Wie geht Deutschland mit der eigenen Kolonialgeschichte um? Auf den Tag genau 140 Jahre nach dem 15. November 1884 – dem Auftakt zu der monatelang andauernden historischen Berliner Kongo Konferenz der wichtigsten europäischen Kolonialmächte – antwortet die deutsche Hauptstadt auf dem Festival „Dekoloniale – Was bleibt?“ mit der Diskurs-Veranstaltung „Dekoloniale Berliner Afrika Konferenz 2024“. Eine dezentrale Ausstellung, Workshop, Musik, Gespräche und eine ganztägige Stadttour mit Interventionen aus Wissenschaft, Kunst und Aktivismus ermöglichen außerdem über vier Tage hinweg eine vielseitige und kritische Auseinandersetzung mit deutscher Kolonialgeschichte.

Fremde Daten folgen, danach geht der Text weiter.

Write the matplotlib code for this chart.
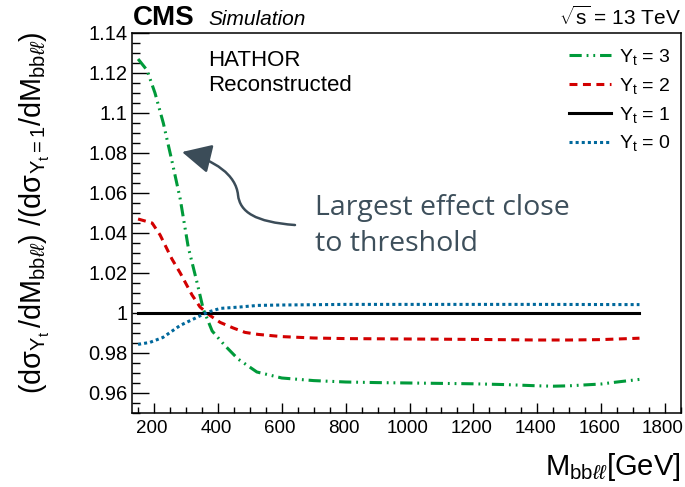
import numpy as np
import matplotlib
matplotlib.use("Agg")
import matplotlib.pyplot as plt
import matplotlib.transforms as mtransforms
from matplotlib.ticker import MultipleLocator, FuncFormatter
from matplotlib.patches import FancyArrowPatch
from matplotlib.path import Path

plt.rcParams['font.family'] = ['Liberation Sans', 'DejaVu Sans']
plt.rcParams['mathtext.fontset'] = 'custom'
plt.rcParams['mathtext.rm'] = 'Liberation Sans'
plt.rcParams['mathtext.it'] = 'Liberation Sans:italic'
plt.rcParams['mathtext.bf'] = 'Liberation Sans:bold'

# ---- data ----
m_y3 = [150, 178, 203, 229, 256, 282, 307, 335, 354, 382, 422, 463, 522, 600, 700,
        800, 900, 1000, 1100, 1200, 1300, 1400, 1450, 1500, 1600, 1650, 1720]
r_y3 = [1.127, 1.1214, 1.110, 1.095, 1.076, 1.057, 1.033, 1.015, 1.002, 0.991, 0.9837,
        0.977, 0.9705, 0.9675, 0.9662, 0.9655, 0.9652, 0.9650, 0.9648, 0.9646, 0.9642,
        0.9636, 0.9634, 0.9636, 0.9645, 0.9655, 0.9668]

m_y2 = [150, 194, 219, 256, 282, 319, 344, 375, 407, 448, 485, 526, 600, 700, 800,
        1000, 1200, 1400, 1500, 1600, 1720]
r_y2 = [1.047, 1.045, 1.039, 1.027, 1.020, 1.009, 1.003, 0.9988, 0.9953, 0.9925, 0.9903,
        0.9893, 0.9882, 0.9875, 0.9872, 0.9870, 0.9868, 0.9865, 0.9865, 0.9867, 0.9874]

m_y1 = [150, 1720]
r_y1 = [1.0, 1.0]

m_y0 = [150, 187, 228, 282, 334, 366, 407, 469, 525, 600, 800, 1000, 1400, 1720]
r_y0 = [0.9843, 0.9853, 0.9878, 0.9938, 0.9978, 1.0003, 1.0023, 1.003, 1.0038, 1.0040,
        1.0043, 1.0043, 1.0043, 1.0042]

labels = [r"$\mathrm{Y}_\mathrm{t}$ = 3", r"$\mathrm{Y}_\mathrm{t}$ = 2",
          r"$\mathrm{Y}_\mathrm{t}$ = 1", r"$\mathrm{Y}_\mathrm{t}$ = 0"]

fig = plt.figure(figsize=(6.85, 4.87), dpi=100)
ax = fig.add_axes([132/685, 1-413/487, 549/685, 380/487])

green = '#009a3a'
red = '#d20000'
blue = '#00689c'
lw = 2.2
ax.plot(m_y3, r_y3, color=green, lw=lw, dashes=(4, 1.6, 0.6, 1.6, 0.6, 1.6), label=labels[0])
ax.plot(m_y2, r_y2, color=red, lw=lw, dashes=(2.6, 1.8), label=labels[1])
ax.plot(m_y1, r_y1, color='black', lw=lw, label=labels[2])
ax.plot(m_y0, r_y0, color=blue, lw=lw, dashes=(1.0, 1.0), label=labels[3])

ax.set_xlim(131, 1850)
ax.set_ylim(0.95, 1.14)
ax.xaxis.set_major_locator(MultipleLocator(200))
ax.xaxis.set_minor_locator(MultipleLocator(50))
ax.yaxis.set_major_locator(MultipleLocator(0.02))
ax.yaxis.set_minor_locator(MultipleLocator(0.005))
ax.yaxis.set_major_formatter(FuncFormatter(lambda v, p: ('%.2f' % v).rstrip('0').rstrip('.')))
ax.xaxis.set_major_formatter(FuncFormatter(lambda v, p: '%d' % v))
ax.tick_params(axis='both', which='both', direction='in', top=False, right=False,
               width=1.0, colors='black')
ax.tick_params(axis='y', which='major', length=12, pad=3, labelsize=14.5)
ax.tick_params(axis='y', which='minor', length=6)
ax.tick_params(axis='x', which='major', length=7, pad=5, labelsize=13.5)
ax.tick_params(axis='x', which='minor', length=4.3)
for s in ax.spines.values():
    s.set_linewidth(1.1)

# shift x tick labels slightly left so the last one stays inside the figure
shift = mtransforms.ScaledTranslation(-2/100, 0, fig.dpi_scale_trans)
for lab in ax.get_xticklabels():
    lab.set_transform(lab.get_transform() + shift)

leg = ax.legend(loc='upper right', bbox_to_anchor=(0.982, 0.963), frameon=False,
                fontsize=14, handlelength=2.16, handletextpad=0.41, labelspacing=0.45,
                borderpad=0, borderaxespad=0)

ax.text(0.138, 0.955, "HATHOR\nReconstructed", transform=ax.transAxes, fontsize=16,
        va='top', ha='left', linespacing=1.25)

# annotation arrow
verts = [(0.2969, 0.4947), (0.2240, 0.5026), (0.1967, 0.5289), (0.1931, 0.5737),
         (0.1894, 0.6263), (0.1512, 0.6658), (0.0911, 0.6868)]
codes = [Path.MOVETO, Path.CURVE4, Path.CURVE4, Path.CURVE4, Path.CURVE4, Path.CURVE4, Path.CURVE4]
arrow = FancyArrowPatch(path=Path(verts, codes), transform=ax.transAxes,
                        arrowstyle='-|>,head_length=0.9,head_width=0.45',
                        mutation_scale=20, color='#3b4c58', lw=1.8)
ax.add_patch(arrow)
ax.text(0.333, 0.575, "Largest effect close\nto threshold", transform=ax.transAxes,
        fontsize=20.5, family='Open Sans', color='#3d4f5b', va='top', ha='left',
        linespacing=1.37)

fig.text(133/685, 1-25/487, "CMS", fontsize=20, fontweight='bold', ha='left', va='baseline')
fig.text(208/685, 1-25/487, "Simulation", fontsize=15, fontstyle='italic', ha='left', va='baseline')
fig.text(681/685, 1-25/487, r"$\sqrt{\mathrm{s}}$ = 13 TeV", fontsize=15, ha='right', va='baseline')

fig.text(681/685, 1-475/487, r"$\mathrm{M}_{\mathrm{bb}\ell\ell}$[GeV]", fontsize=21,
         ha='right', va='baseline')
fig.text(35/685, 1-212.5/487,
         r"$(\mathrm{d\sigma}_{\mathrm{Y}_\mathrm{t}}\,/\mathrm{dM}_{\mathrm{bb}\ell\ell})\ /(\mathrm{d\sigma}_{\mathrm{Y}_\mathrm{t}=1}/\mathrm{dM}_{\mathrm{bb}\ell\ell})$",
         fontsize=20.7, rotation=90, ha='center', va='center')

fig.savefig('out.png', dpi=100)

Szene aus „The Black Circus of the Republic of Bantu“ im Rahmen der Transkontinentale
Szene aus „The Black Circus of the Republic of Bantu“ im Rahmen der Transkontinentale © Sanele Thusi

Moderne Antwort auf ein historisches Gipfeltreffen 

Das Mitte November 2024 stattfindende viertägige Festival „Dekoloniale“ ist der Höhepunkt eines umfangreichen Recherche-, und Ausstellungsprojekts zur Kolonialgeschichte, das von zivilgesellschaftlichen Organisationen und Kultureinrichtungen des Landes Berlin getragen und von der Kulturstiftung des Bundes gefördert wurde. Fast zeitgleich präsentiert das Festival „Transkontinentale“ dem Hauptstadtpublikum Tanz, Theater, Performance und Lyrik aus Kamerun, der Repepublik Kongo, Mosambik, Namibia, Nigeria, Ruanda und Südafrika.